As for dream number two, for many years Vaclav was in charge of collecting funds from Czech exiles all over the world to pay for the reconstruction of the Marian Column that dated to the 1600’s but was torn down in 1918. Vaclav was very honoured when his name was mentioned at the end of the dedication of the Column in its original location in the Old Town of Prague in August 2020.
Then being as goal oriented as he was, he waited until the general election in the Czech Republic in late 2021 to get a list the most current elected officials but also high ranking clergy (many of whom he knew for many years) to do a last slow mailing about his third project – to get President Beran exhonerated. Vaclav was pleased when he got a positive reply to that mailing on how this could be achieved.

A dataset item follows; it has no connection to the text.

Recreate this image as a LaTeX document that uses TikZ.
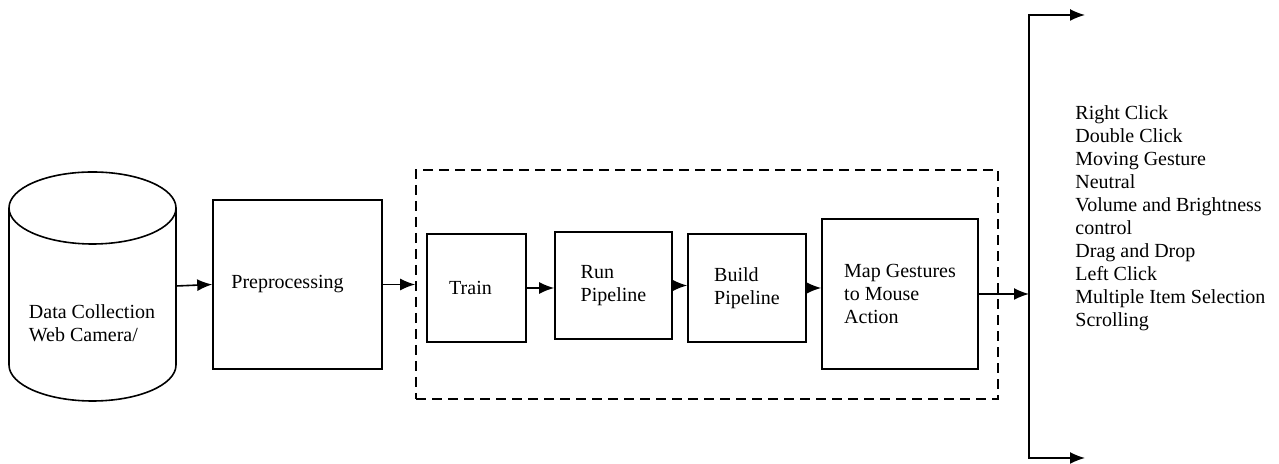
\documentclass[tikz,border=0pt]{standalone}
\usepackage{fontspec}
\setmainfont{Liberation Serif}
\usetikzlibrary{
positioning,%
calc,%
arrows.meta
}
\tikzset{
    stepbox/.style={draw, line width=0.8pt, align=left, inner sep=2pt},
    group/.style={draw, dashed, line width=0.8pt, dash pattern=on 5pt off 3pt},
    txt/.style={align=left, inner sep=0pt},
    flow/.style={->, line width=0.8pt}
}

\begin{document}
\begin{tikzpicture}[>={Latex[length=7.5pt,width=6pt]}, x=0.5pt, y=0.5pt,
    font=\fontsize{10pt}{11.5pt}\selectfont]
            \useasboundingbox (0,0) rectangle (1279,464);
            % data store
            \draw[line width=0.8pt] (92.5,256) ellipse [x radius=83.5, y radius=36];
            \draw[line width=0.8pt] (9,256) -- (9,99)
                arc[start angle=180, end angle=360, x radius=83.5, y radius=36] -- (176,256);
            \node[txt] (cam) at (92,141) {Data Collection\\Web Camera/};
            \coordinate (camr) at (176,178);
            % boxes
            \node[stepbox, minimum width=84.5pt, minimum height=84.5pt] (prep) at (297.5,179.5) {Preprocessing\hspace*{10pt}};
            \node[group, minimum width=291pt, minimum height=114.5pt] (pipe) at (707,179.5) {};
            \node[stepbox, minimum width=49.5pt, minimum height=54pt] (train) at (476.5,176) {Train\hspace*{6pt}};
            \node[stepbox, minimum width=58.5pt, minimum height=53.5pt] (run) at (613.5,178.5) {Run\\Pipeline};
            \node[stepbox, minimum width=59pt, minimum height=54pt] (build) at (747,176) {Build\\Pipeline};
            \node[stepbox, minimum width=78pt, minimum height=75pt] (map) at (900,170) {Map Gestures\\to Mouse\\Action};
            % outputs
            \coordinate (br) at (1029,170);
            \coordinate (tipu) at (1085,449);
            \coordinate (tipd) at (1085,6);
            \node[txt, anchor=west] (acts) at (1075,246) {Right Click\\Double Click\\Moving Gesture\\Neutral\\Volume and Brightness\\control\\Drag and Drop\\Left Click\\Multiple Item Selection\\Scrolling};
            \draw[flow] (camr) -- (prep.west);
            \draw[flow] (prep.east) -- (pipe.west);
            \draw[flow] (train.east) -- (run.west |- train.east);
            \draw[flow] (run.east) -- (build.west |- run.east);
            \draw[flow] (build.east) -- (map.west |- build.east);
            \draw[flow] (map.east) -- (br);
            \draw[flow, <->] (tipd) -| (br) |- (tipu);
        \end{tikzpicture}
\end{document}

His lasting legacy was the sending of his personal papers to the Libris Prohibiti in Prague and books and periodicals in the Czech language published all over North America to the Museum of Exil in Brno, Czech Republic.
Vaclav inherited about 2,000 books from his Czech Canadian friends. These were books that had been printed in the 1930’s onwards copies of which had been destroyed by the Communists. Vaclav repatriated these books to the Czech Republic.
He married Polish widow Czeslawa Ryszawy who had a teenage daughter in 1967 and Cesia was his partner and support until her death in 2017. The house and reading material were in Polish, Czech and English as were the conversations. They invited many immigrants to live with them until they could be established in Canada. Guests at their house for luncheons and dinners included clergy often visiting from various countries of Europe.
In his 80’s Vaclav became an official Czech-English translator but quit as a translator on his 90th birthday when he was slowing down his driving distances.
He is survived by his stepdaughter in Burlington and by his nieces and their families in the Czech Republic.
Visitation at MARKEY-DERMODY FUNERAL HOME, 1774 King Street East (at Kenilworth) on Monday August 15 from 7:00-9:00 pm with Rosary at 8:30 pm. Mass will be at St. Stanislaus Church on Barton Street (8 Ann Street) Hamilton on Tuesday August 16 at 11:00 am. Entombment to follow at Bayview Mausoleum at 740 Spring Garden Rd. in Burlington where he will rest with his Cesia.